:: Working data ::
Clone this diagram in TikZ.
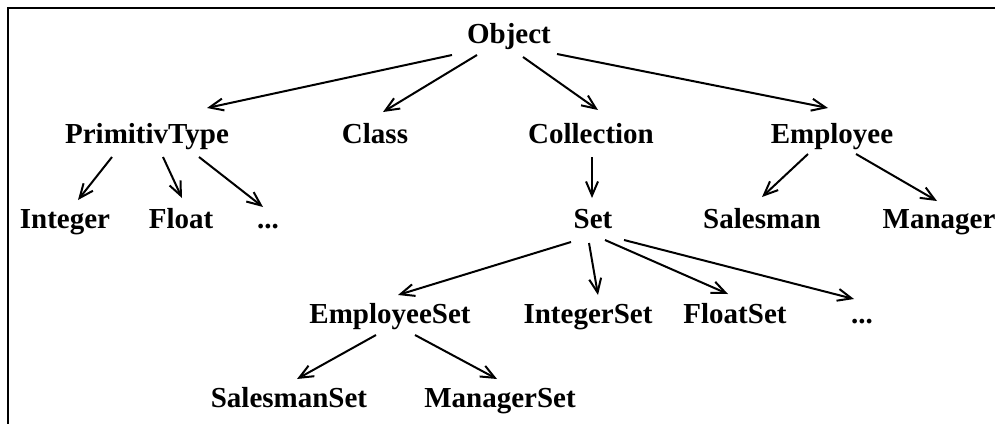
\documentclass[tikz,border=0pt]{standalone}
\usepackage{fontspec}
\setmainfont{Liberation Serif}
\usetikzlibrary{arrows.meta,calc}
\begin{document}
\begin{tikzpicture}[x=1pt,y=-1pt,
  lbl/.style={anchor=base,inner sep=0pt,font=\fontsize{29}{34}\selectfont\bfseries},
  conn/.style={line width=2pt,-{Straight Barb[length=14pt,width=12pt,line width=2pt]}},
  frame/.style={line width=2.6pt}]
\useasboundingbox (0,0) rectangle (995,423);
\clip (0,0) rectangle (995,423);
\draw[frame] (8,425) -- (8,8) -- (997,8);
% nodes
\node[lbl] (obj) at (509,43) {Object};
\node[lbl] (prim) at (147,143) {PrimitivType};
\node[lbl] (cls) at (375,143) {Class};
\node[lbl] (coll) at (591,143) {Collection};
\node[lbl] (emp) at (832,143) {Employee};
\node[lbl] (int) at (65,228) {Integer};
\node[lbl] (flt) at (181,228) {Float};
\node[lbl] (dotsA) at (268,228) {...};
\node[lbl] (set) at (593,228) {Set};
\node[lbl] (sal) at (762,228) {Salesman};
\node[lbl] (man) at (939,228) {Manager};
\node[lbl] (eset) at (390,323) {EmployeeSet};
\node[lbl] (iset) at (588,323) {IntegerSet};
\node[lbl] (fset) at (735,323) {FloatSet};
\node[lbl] (dotsB) at (862,323) {...};
\node[lbl] (sset) at (289,407) {SalesmanSet};
\node[lbl] (mset) at (500,407) {ManagerSet};
% connectors
\draw[conn] ($(obj.base)+(-57,12)$) -- ($(prim.base)+(60,-35)$);
\draw[conn] ($(obj.base)+(-32,12)$) -- ($(cls.base)+(8,-31)$);
\draw[conn] ($(obj.base)+(14,14)$) -- ($(coll.base)+(7,-33)$);
\draw[conn] ($(obj.base)+(48,11)$) -- ($(emp.base)+(-4,-35)$);
\draw[conn] ($(prim.base)+(-35,14)$) -- ($(int.base)+(13,-28)$);
\draw[conn] ($(prim.base)+(16,14)$) -- ($(flt.base)+(1,-30)$);
\draw[conn] ($(prim.base)+(52,14)$) -- ($(dotsA.base)+(-5,-21)$);
\draw[conn] ($(coll.base)+(1,14)$) -- ($(set.base)+(-1,-30)$);
\draw[conn] ($(emp.base)+(-24,11)$) -- ($(sal.base)+(0,-31)$);
\draw[conn] ($(emp.base)+(24,11)$) -- ($(man.base)+(-2,-27)$);
\draw[conn] ($(set.base)+(-22,14)$) -- ($(eset.base)+(8,-28)$);
\draw[conn] ($(set.base)+(-4,15)$) -- ($(iset.base)+(10,-28)$);
\draw[conn] ($(set.base)+(12,12)$) -- ($(fset.base)+(-7,-29)$);
\draw[conn] ($(set.base)+(31,12)$) -- ($(dotsB.base)+(-8,-24)$);
\draw[conn] ($(eset.base)+(-14,12)$) -- ($(sset.base)+(8,-28)$);
\draw[conn] ($(eset.base)+(25,12)$) -- ($(mset.base)+(-3,-28)$);
\end{tikzpicture}
\end{document}
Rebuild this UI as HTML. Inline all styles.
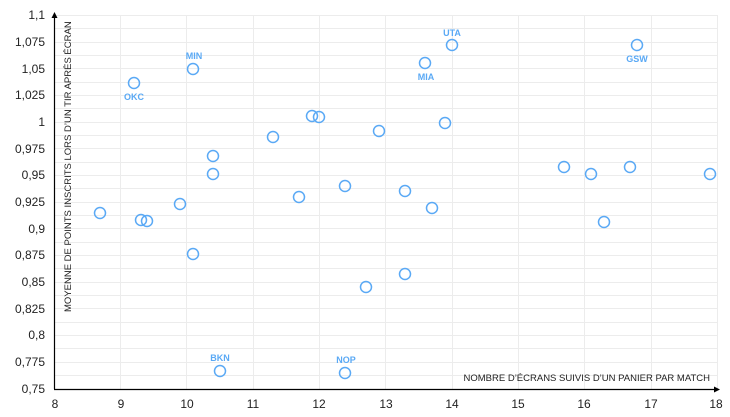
:::
To be done: Can you repeat every record above exactly, apart from the pictures?

Written answer:
Clone this diagram in TikZ.
\documentclass[tikz,border=0pt]{standalone}
\usepackage{fontspec}
\setmainfont{Liberation Serif}
\usetikzlibrary{arrows.meta,calc}
\begin{document}
\begin{tikzpicture}[x=1pt,y=-1pt,
  lbl/.style={anchor=base,inner sep=0pt,font=\fontsize{29}{34}\selectfont\bfseries},
  conn/.style={line width=2pt,-{Straight Barb[length=14pt,width=12pt,line width=2pt]}},
  frame/.style={line width=2.6pt}]
\useasboundingbox (0,0) rectangle (995,423);
\clip (0,0) rectangle (995,423);
\draw[frame] (8,425) -- (8,8) -- (997,8);
% nodes
\node[lbl] (obj) at (509,43) {Object};
\node[lbl] (prim) at (147,143) {PrimitivType};
\node[lbl] (cls) at (375,143) {Class};
\node[lbl] (coll) at (591,143) {Collection};
\node[lbl] (emp) at (832,143) {Employee};
\node[lbl] (int) at (65,228) {Integer};
\node[lbl] (flt) at (181,228) {Float};
\node[lbl] (dotsA) at (268,228) {...};
\node[lbl] (set) at (593,228) {Set};
\node[lbl] (sal) at (762,228) {Salesman};
\node[lbl] (man) at (939,228) {Manager};
\node[lbl] (eset) at (390,323) {EmployeeSet};
\node[lbl] (iset) at (588,323) {IntegerSet};
\node[lbl] (fset) at (735,323) {FloatSet};
\node[lbl] (dotsB) at (862,323) {...};
\node[lbl] (sset) at (289,407) {SalesmanSet};
\node[lbl] (mset) at (500,407) {ManagerSet};
% connectors
\draw[conn] ($(obj.base)+(-57,12)$) -- ($(prim.base)+(60,-35)$);
\draw[conn] ($(obj.base)+(-32,12)$) -- ($(cls.base)+(8,-31)$);
\draw[conn] ($(obj.base)+(14,14)$) -- ($(coll.base)+(7,-33)$);
\draw[conn] ($(obj.base)+(48,11)$) -- ($(emp.base)+(-4,-35)$);
\draw[conn] ($(prim.base)+(-35,14)$) -- ($(int.base)+(13,-28)$);
\draw[conn] ($(prim.base)+(16,14)$) -- ($(flt.base)+(1,-30)$);
\draw[conn] ($(prim.base)+(52,14)$) -- ($(dotsA.base)+(-5,-21)$);
\draw[conn] ($(coll.base)+(1,14)$) -- ($(set.base)+(-1,-30)$);
\draw[conn] ($(emp.base)+(-24,11)$) -- ($(sal.base)+(0,-31)$);
\draw[conn] ($(emp.base)+(24,11)$) -- ($(man.base)+(-2,-27)$);
\draw[conn] ($(set.base)+(-22,14)$) -- ($(eset.base)+(8,-28)$);
\draw[conn] ($(set.base)+(-4,15)$) -- ($(iset.base)+(10,-28)$);
\draw[conn] ($(set.base)+(12,12)$) -- ($(fset.base)+(-7,-29)$);
\draw[conn] ($(set.base)+(31,12)$) -- ($(dotsB.base)+(-8,-24)$);
\draw[conn] ($(eset.base)+(-14,12)$) -- ($(sset.base)+(8,-28)$);
\draw[conn] ($(eset.base)+(25,12)$) -- ($(mset.base)+(-3,-28)$);
\end{tikzpicture}
\end{document}
Rebuild this UI as HTML. Inline all styles.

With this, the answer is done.